Search code examples
pythonxmlxpathscrapy

Get the Element Name From Attribute Value Using Xpath


I am trying to get the element/tag name of each node where I have a particular attribute value.

I have an xml:

<a node='1'>This</a>
<b node='2'>Is</b>
<c node='23'>A</c>
<d selector='g'>Loud</d>
<e node='4'>Dog</e>

I have a list of nodes of info I want to collect called nodes.

I select the text from these nodes with:

for node in nodes:
   get_text = response.xpath(f'//*[@node="{node}"]//text()').extract()

And I also want the names of the elements of the nodes.
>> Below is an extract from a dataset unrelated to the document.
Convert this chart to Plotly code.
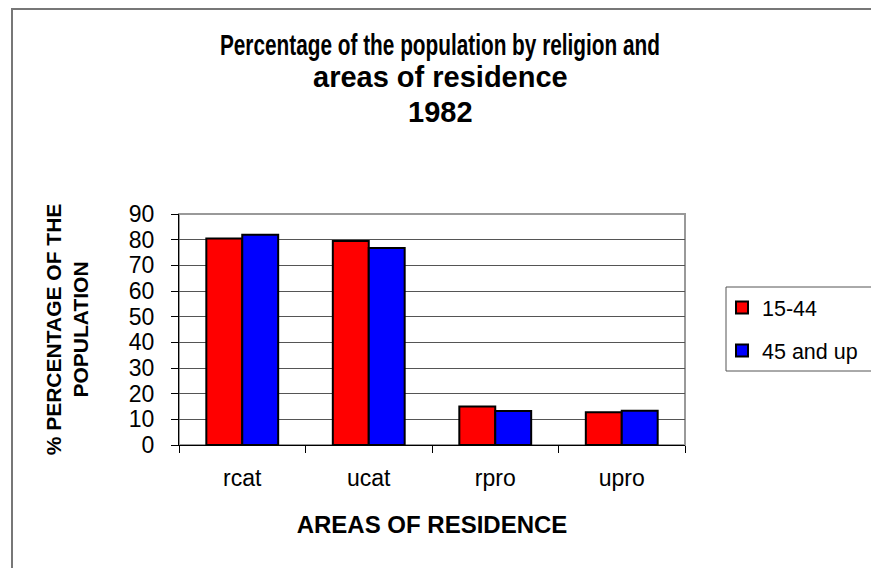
import plotly.graph_objects as go

categories = ["rcat", "ucat", "rpro", "upro"]
series_names = ["15-44", "45 and up"]
values_15_44 = [80.5, 79.5, 15.0, 12.8]
values_45_up = [81.9, 76.8, 13.2, 13.3]
colors = ["#FF0000", "#0000FF"]
y_ticks = [0, 10, 20, 30, 40, 50, 60, 70, 80, 90]
title_lines = ["Percentage of the population by religion and", "areas of residence", "1982"]
title_centers = [45, 77, 112]

W, H = 871, 568
L, R, T, B = 179, 685, 214, 445  # plot area in px


def px_x(x):
    return (x - L) / (R - L)


def px_y(y):
    return 1 - (y - T) / (B - T)


FONT = "Liberation Sans, Arial, sans-serif"

fig = go.Figure()
for name, vals, col in zip(series_names, [values_15_44, values_45_up], colors):
    fig.add_trace(go.Bar(
        x=categories, y=vals, name=name, legendgroup=name,
        marker=dict(color=col, line=dict(color="black", width=2)),
    ))

fig.update_layout(
    width=W, height=H,
    margin=dict(l=L, r=W - R, t=T, b=H - B, autoexpand=False),
    paper_bgcolor="white", plot_bgcolor="white",
    barmode="group", bargap=0.432, bargroupgap=0,
    font=dict(family=FONT, color="black"),
    showlegend=True,
    legend=dict(
        x=px_x(722), y=px_y(287), xanchor="left", yanchor="top",
        font=dict(size=21.5, family=FONT, color="black"),
        bgcolor="rgba(0,0,0,0)", borderwidth=0,
        traceorder="grouped", tracegroupgap=12, itemwidth=30,
    ),
    xaxis=dict(
        showgrid=False, showline=True, linecolor="black", linewidth=1,
        ticks="outside", ticklen=7, tickcolor="black", tickson="boundaries",
        ticklabelstandoff=12,
        tickfont=dict(size=23, family=FONT, color="black"),
        title=dict(text="<b>AREAS OF RESIDENCE</b>", standoff=26,
                   font=dict(size=24, family=FONT, color="black")),
    ),
    yaxis=dict(
        range=[0, 90], tickvals=y_ticks, showgrid=True, gridcolor="#555555", gridwidth=1,
        showline=True, linecolor="black", linewidth=1,
        ticks="outside", ticklen=7, tickcolor="black",
        ticklabelstandoff=12,
        tickfont=dict(size=23, family=FONT, color="black"),
        zeroline=False,
        title=dict(text="<b>% PERCENTAGE OF THE<br>POPULATION</b>", standoff=34,
                   font=dict(size=21, family=FONT, color="black")),
    ),
)

# plot area frame (gray, top and right)
fig.add_shape(type="rect", xref="paper", yref="paper", x0=0, x1=1, y0=0, y1=1,
              line=dict(color="#999999", width=2), layer="below")
# outer chart border
fig.add_shape(type="rect", xref="paper", yref="paper",
              x0=px_x(12), x1=px_x(W + 20), y0=px_y(H + 20), y1=px_y(9),
              line=dict(color="#777777", width=2), layer="below")
# legend box
fig.add_shape(type="rect", xref="paper", yref="paper",
              x0=px_x(726), x1=px_x(W + 20), y0=px_y(371), y1=px_y(287),
              line=dict(color="#555555", width=1), layer="below")

for line, yc in zip(title_lines, title_centers):
    fig.add_annotation(text=line, xref="paper", yref="paper",
                       x=px_x(440), y=px_y(yc), xanchor="center", yanchor="middle",
                       showarrow=False,
                       font=dict(size=29, family=FONT, color="black", weight="bold"))

post = """
document.body.style.margin='0';
document.body.style.overflow='hidden';
document.querySelectorAll('text.annotation-text').forEach(function(t){
  if (t.textContent.indexOf('Percentage') === 0) {
    t.setAttribute('textLength', '440');
    t.setAttribute('lengthAdjust', 'spacingAndGlyphs');
  }
});
"""

fig.write_html("out.html", post_script=post, config={"displayModeBar": False})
However, when I use this line within the same for-loop:

get_name = response.xpath(f'//*[@node="{node}"]/name()').get()

I get error:

ValueError: XPath error: Invalid expression

I have tried many variations, but am unable to get the element/tag names of each node.


Solution

  • The best way that I know how to get the names of the element tags is to use scrapy built in regex method re.

    The pattern i typicall use is r'<(\w+)\s'.

    Here is an example:

    scrapy shell

    In [1]: markup = """<html><a node='1'>This</a>
       ...: <b node='2'>Is</b>
       ...: <c node='23'>A</c>
       ...: <d selector='g'>Loud</d>
       ...: <e node='4'>Dog</e></html>"""
    
    In [2]: sel = scrapy.Selector(text=markup)
    
    In [3]: sel.xpath('//*[@node]').re('<(\w+)\s')
    Out[3]: ['a', 'b', 'c', 'e']
    
    • In the above example I take the markup from your the example you provided and wrap it in a parent tag.
    • I then use that to create a scrapy selector object.
    • then I run an xpath query to get all elements that have the node attribute
    • then use the .re method to search for the regex pattern to find the element tag name.
    • the output is a list of all the element tag names that contain the node attribute.